--- START OF Dataset section ---
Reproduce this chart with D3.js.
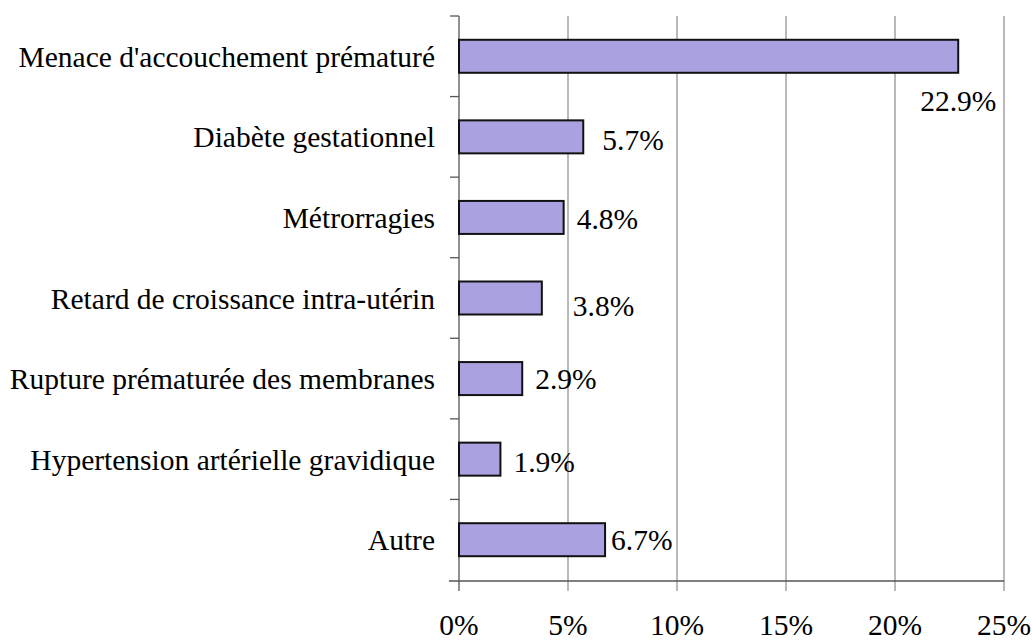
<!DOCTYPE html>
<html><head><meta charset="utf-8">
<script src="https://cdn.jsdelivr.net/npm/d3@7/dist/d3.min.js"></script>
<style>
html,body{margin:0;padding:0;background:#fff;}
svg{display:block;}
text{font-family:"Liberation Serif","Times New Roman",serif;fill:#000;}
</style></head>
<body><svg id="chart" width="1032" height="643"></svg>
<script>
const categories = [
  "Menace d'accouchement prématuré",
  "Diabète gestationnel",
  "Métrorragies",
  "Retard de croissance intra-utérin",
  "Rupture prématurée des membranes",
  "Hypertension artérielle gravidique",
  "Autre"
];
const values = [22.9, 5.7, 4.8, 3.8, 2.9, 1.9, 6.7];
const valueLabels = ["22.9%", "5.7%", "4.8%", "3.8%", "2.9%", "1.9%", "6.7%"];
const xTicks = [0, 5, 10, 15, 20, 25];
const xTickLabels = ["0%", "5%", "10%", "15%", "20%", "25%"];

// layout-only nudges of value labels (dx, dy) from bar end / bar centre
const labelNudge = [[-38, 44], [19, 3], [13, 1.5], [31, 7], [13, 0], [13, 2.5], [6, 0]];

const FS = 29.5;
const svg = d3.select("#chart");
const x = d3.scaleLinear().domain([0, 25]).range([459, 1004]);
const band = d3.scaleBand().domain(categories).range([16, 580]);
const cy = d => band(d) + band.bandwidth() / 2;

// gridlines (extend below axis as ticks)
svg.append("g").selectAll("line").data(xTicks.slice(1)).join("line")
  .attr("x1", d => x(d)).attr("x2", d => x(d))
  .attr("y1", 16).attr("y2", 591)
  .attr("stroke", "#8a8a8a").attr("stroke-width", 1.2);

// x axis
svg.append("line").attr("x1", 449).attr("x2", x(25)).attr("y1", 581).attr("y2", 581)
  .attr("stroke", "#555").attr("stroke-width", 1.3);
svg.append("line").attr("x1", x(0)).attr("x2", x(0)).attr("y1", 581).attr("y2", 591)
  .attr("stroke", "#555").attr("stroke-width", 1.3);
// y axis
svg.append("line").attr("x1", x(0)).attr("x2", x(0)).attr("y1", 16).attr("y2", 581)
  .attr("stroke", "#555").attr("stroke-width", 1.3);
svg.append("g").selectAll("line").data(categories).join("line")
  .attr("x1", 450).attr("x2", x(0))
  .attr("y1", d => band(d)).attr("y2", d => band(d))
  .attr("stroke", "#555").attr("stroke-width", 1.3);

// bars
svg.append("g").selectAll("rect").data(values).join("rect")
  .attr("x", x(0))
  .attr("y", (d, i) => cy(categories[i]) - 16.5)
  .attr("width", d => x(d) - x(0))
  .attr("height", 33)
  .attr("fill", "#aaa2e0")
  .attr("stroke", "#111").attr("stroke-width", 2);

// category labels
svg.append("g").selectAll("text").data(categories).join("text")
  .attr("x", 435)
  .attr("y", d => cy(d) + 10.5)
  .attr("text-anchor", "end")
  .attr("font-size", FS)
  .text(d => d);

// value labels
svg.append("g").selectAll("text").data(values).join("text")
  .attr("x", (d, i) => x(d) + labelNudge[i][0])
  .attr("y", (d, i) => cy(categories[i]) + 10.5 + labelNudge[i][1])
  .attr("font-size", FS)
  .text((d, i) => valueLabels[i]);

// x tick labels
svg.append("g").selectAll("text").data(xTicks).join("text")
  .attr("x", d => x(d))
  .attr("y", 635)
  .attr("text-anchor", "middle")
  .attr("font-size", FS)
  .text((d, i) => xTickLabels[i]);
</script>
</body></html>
--- END OF Dataset section ---
Goal of the exercise | Quote in full the listing given above; the images are to be left out.

Completed exercise |
Reproduce this chart with D3.js.
<!DOCTYPE html>
<html><head><meta charset="utf-8">
<script src="https://cdn.jsdelivr.net/npm/d3@7/dist/d3.min.js"></script>
<style>
html,body{margin:0;padding:0;background:#fff;}
svg{display:block;}
text{font-family:"Liberation Serif","Times New Roman",serif;fill:#000;}
</style></head>
<body><svg id="chart" width="1032" height="643"></svg>
<script>
const categories = [
  "Menace d'accouchement prématuré",
  "Diabète gestationnel",
  "Métrorragies",
  "Retard de croissance intra-utérin",
  "Rupture prématurée des membranes",
  "Hypertension artérielle gravidique",
  "Autre"
];
const values = [22.9, 5.7, 4.8, 3.8, 2.9, 1.9, 6.7];
const valueLabels = ["22.9%", "5.7%", "4.8%", "3.8%", "2.9%", "1.9%", "6.7%"];
const xTicks = [0, 5, 10, 15, 20, 25];
const xTickLabels = ["0%", "5%", "10%", "15%", "20%", "25%"];

// layout-only nudges of value labels (dx, dy) from bar end / bar centre
const labelNudge = [[-38, 44], [19, 3], [13, 1.5], [31, 7], [13, 0], [13, 2.5], [6, 0]];

const FS = 29.5;
const svg = d3.select("#chart");
const x = d3.scaleLinear().domain([0, 25]).range([459, 1004]);
const band = d3.scaleBand().domain(categories).range([16, 580]);
const cy = d => band(d) + band.bandwidth() / 2;

// gridlines (extend below axis as ticks)
svg.append("g").selectAll("line").data(xTicks.slice(1)).join("line")
  .attr("x1", d => x(d)).attr("x2", d => x(d))
  .attr("y1", 16).attr("y2", 591)
  .attr("stroke", "#8a8a8a").attr("stroke-width", 1.2);

// x axis
svg.append("line").attr("x1", 449).attr("x2", x(25)).attr("y1", 581).attr("y2", 581)
  .attr("stroke", "#555").attr("stroke-width", 1.3);
svg.append("line").attr("x1", x(0)).attr("x2", x(0)).attr("y1", 581).attr("y2", 591)
  .attr("stroke", "#555").attr("stroke-width", 1.3);
// y axis
svg.append("line").attr("x1", x(0)).attr("x2", x(0)).attr("y1", 16).attr("y2", 581)
  .attr("stroke", "#555").attr("stroke-width", 1.3);
svg.append("g").selectAll("line").data(categories).join("line")
  .attr("x1", 450).attr("x2", x(0))
  .attr("y1", d => band(d)).attr("y2", d => band(d))
  .attr("stroke", "#555").attr("stroke-width", 1.3);

// bars
svg.append("g").selectAll("rect").data(values).join("rect")
  .attr("x", x(0))
  .attr("y", (d, i) => cy(categories[i]) - 16.5)
  .attr("width", d => x(d) - x(0))
  .attr("height", 33)
  .attr("fill", "#aaa2e0")
  .attr("stroke", "#111").attr("stroke-width", 2);

// category labels
svg.append("g").selectAll("text").data(categories).join("text")
  .attr("x", 435)
  .attr("y", d => cy(d) + 10.5)
  .attr("text-anchor", "end")
  .attr("font-size", FS)
  .text(d => d);

// value labels
svg.append("g").selectAll("text").data(values).join("text")
  .attr("x", (d, i) => x(d) + labelNudge[i][0])
  .attr("y", (d, i) => cy(categories[i]) + 10.5 + labelNudge[i][1])
  .attr("font-size", FS)
  .text((d, i) => valueLabels[i]);

// x tick labels
svg.append("g").selectAll("text").data(xTicks).join("text")
  .attr("x", d => x(d))
  .attr("y", 635)
  .attr("text-anchor", "middle")
  .attr("font-size", FS)
  .text((d, i) => xTickLabels[i]);
</script>
</body></html>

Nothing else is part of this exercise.